### Exercise requirements
Give the data below again exactly as it stands. Omit the pictures.

### Source material
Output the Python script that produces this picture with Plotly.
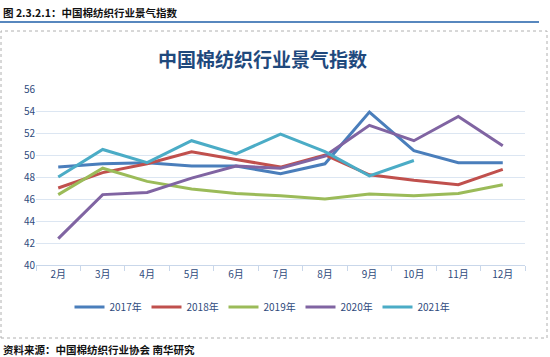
import plotly.graph_objects as go

months = ["2月", "3月", "4月", "5月", "6月", "7月", "8月", "9月", "10月", "11月", "12月"]
s2017 = [48.9, 49.2, 49.3, 49.0, 49.0, 48.3, 49.2, 53.9, 50.4, 49.3, 49.3]
s2018 = [47.0, 48.4, 49.2, 50.3, 49.6, 48.9, 50.0, 48.2, 47.7, 47.3, 48.7]
s2019 = [46.4, 48.8, 47.6, 46.9, 46.5, 46.3, 46.0, 46.45, 46.3, 46.5, 47.3]
s2020 = [42.4, 46.4, 46.6, 47.9, 49.0, 48.8, 49.9, 52.7, 51.3, 53.5, 50.85]
s2021 = [48.0, 50.5, 49.3, 51.3, 50.1, 51.9, 50.3, 48.1, 49.5, None, None]

series = [("2017年", s2017, "#4A7EBB"), ("2018年", s2018, "#C0504D"),
          ("2019年", s2019, "#9BBB59"), ("2020年", s2020, "#8064A2"),
          ("2021年", s2021, "#4BACC6")]

fig = go.Figure()
for name, vals, col in series:
    fig.add_trace(go.Scatter(x=months, y=vals, name=name, mode="lines",
                             line=dict(color=col, width=3)))

L, R, T, B = 36, 525, 89, 265
def px(x): return (x - L) / (R - L)
def py(y): return (B - y) / (B - T)

font = "Noto Sans CJK SC"
fig.update_layout(
    width=550, height=357,
    margin=dict(l=L, r=550 - R, t=T, b=357 - B, autoexpand=False),
    paper_bgcolor="white", plot_bgcolor="white",
    font=dict(family=font, color="#2F4B7C", size=10),
    showlegend=True,
    legend=dict(orientation="h", x=px(262), y=py(307), xanchor="center", yanchor="middle",
                font=dict(size=10, color="#2F4B7C"), itemwidth=30, entrywidth=32,
                entrywidthmode="pixels", tracegroupgap=0),
    xaxis=dict(showgrid=False, showline=True, linecolor="#C9D7EA", linewidth=1,
               range=[-0.5, 10.5],
               ticks="outside", tickson="boundaries", ticklen=5, tickcolor="#C9D7EA",
               tickfont=dict(size=10, color="#2F4B7C"), fixedrange=True),
    yaxis=dict(range=[40, 56], dtick=2, showgrid=True, gridcolor="#DCE6F2", gridwidth=1,
               zeroline=False, showline=False, ticks="",
               tickfont=dict(size=10, color="#2F4B7C"), fixedrange=True),
    shapes=[
        dict(type="rect", xref="paper", yref="paper", x0=px(1), x1=px(547), y0=py(338), y1=py(31),
             line=dict(color="#B0B0B0", width=1, dash="dot")),
        dict(type="line", xref="paper", yref="paper", x0=px(0), x1=px(539), y0=py(22), y1=py(22),
             line=dict(color="#1F5FA8", width=1.5)),
    ],
    annotations=[
        dict(text="中国棉纺织行业景气指数", xref="paper", yref="paper", x=px(262), y=py(58),
             xanchor="center", yanchor="middle", showarrow=False,
             font=dict(family=font, size=19, color="#1F497D", weight="bold")),
        dict(text="图 2.3.2.1：中国棉纺织行业景气指数", xref="paper", yref="paper", x=px(1), y=py(12),
             xanchor="left", yanchor="middle", showarrow=False,
             font=dict(family=font, size=10.5, color="#111111", weight="bold")),
        dict(text="资料来源：中国棉纺织行业协会 南华研究", xref="paper", yref="paper", x=px(1), y=py(349),
             xanchor="left", yanchor="middle", showarrow=False,
             font=dict(family=font, size=10.5, color="#111111", weight="bold")),
    ],
)
fig.write_html("out.html", config={"displayModeBar": False},
               post_script="document.body.style.margin='0';document.body.style.overflow='hidden';")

### Final result
Output the Python script that produces this picture with Plotly.
import plotly.graph_objects as go

months = ["2月", "3月", "4月", "5月", "6月", "7月", "8月", "9月", "10月", "11月", "12月"]
s2017 = [48.9, 49.2, 49.3, 49.0, 49.0, 48.3, 49.2, 53.9, 50.4, 49.3, 49.3]
s2018 = [47.0, 48.4, 49.2, 50.3, 49.6, 48.9, 50.0, 48.2, 47.7, 47.3, 48.7]
s2019 = [46.4, 48.8, 47.6, 46.9, 46.5, 46.3, 46.0, 46.45, 46.3, 46.5, 47.3]
s2020 = [42.4, 46.4, 46.6, 47.9, 49.0, 48.8, 49.9, 52.7, 51.3, 53.5, 50.85]
s2021 = [48.0, 50.5, 49.3, 51.3, 50.1, 51.9, 50.3, 48.1, 49.5, None, None]

series = [("2017年", s2017, "#4A7EBB"), ("2018年", s2018, "#C0504D"),
          ("2019年", s2019, "#9BBB59"), ("2020年", s2020, "#8064A2"),
          ("2021年", s2021, "#4BACC6")]

fig = go.Figure()
for name, vals, col in series:
    fig.add_trace(go.Scatter(x=months, y=vals, name=name, mode="lines",
                             line=dict(color=col, width=3)))

L, R, T, B = 36, 525, 89, 265
def px(x): return (x - L) / (R - L)
def py(y): return (B - y) / (B - T)

font = "Noto Sans CJK SC"
fig.update_layout(
    width=550, height=357,
    margin=dict(l=L, r=550 - R, t=T, b=357 - B, autoexpand=False),
    paper_bgcolor="white", plot_bgcolor="white",
    font=dict(family=font, color="#2F4B7C", size=10),
    showlegend=True,
    legend=dict(orientation="h", x=px(262), y=py(307), xanchor="center", yanchor="middle",
                font=dict(size=10, color="#2F4B7C"), itemwidth=30, entrywidth=32,
                entrywidthmode="pixels", tracegroupgap=0),
    xaxis=dict(showgrid=False, showline=True, linecolor="#C9D7EA", linewidth=1,
               range=[-0.5, 10.5],
               ticks="outside", tickson="boundaries", ticklen=5, tickcolor="#C9D7EA",
               tickfont=dict(size=10, color="#2F4B7C"), fixedrange=True),
    yaxis=dict(range=[40, 56], dtick=2, showgrid=True, gridcolor="#DCE6F2", gridwidth=1,
               zeroline=False, showline=False, ticks="",
               tickfont=dict(size=10, color="#2F4B7C"), fixedrange=True),
    shapes=[
        dict(type="rect", xref="paper", yref="paper", x0=px(1), x1=px(547), y0=py(338), y1=py(31),
             line=dict(color="#B0B0B0", width=1, dash="dot")),
        dict(type="line", xref="paper", yref="paper", x0=px(0), x1=px(539), y0=py(22), y1=py(22),
             line=dict(color="#1F5FA8", width=1.5)),
    ],
    annotations=[
        dict(text="中国棉纺织行业景气指数", xref="paper", yref="paper", x=px(262), y=py(58),
             xanchor="center", yanchor="middle", showarrow=False,
             font=dict(family=font, size=19, color="#1F497D", weight="bold")),
        dict(text="图 2.3.2.1：中国棉纺织行业景气指数", xref="paper", yref="paper", x=px(1), y=py(12),
             xanchor="left", yanchor="middle", showarrow=False,
             font=dict(family=font, size=10.5, color="#111111", weight="bold")),
        dict(text="资料来源：中国棉纺织行业协会 南华研究", xref="paper", yref="paper", x=px(1), y=py(349),
             xanchor="left", yanchor="middle", showarrow=False,
             font=dict(family=font, size=10.5, color="#111111", weight="bold")),
    ],
)
fig.write_html("out.html", config={"displayModeBar": False},
               post_script="document.body.style.margin='0';document.body.style.overflow='hidden';")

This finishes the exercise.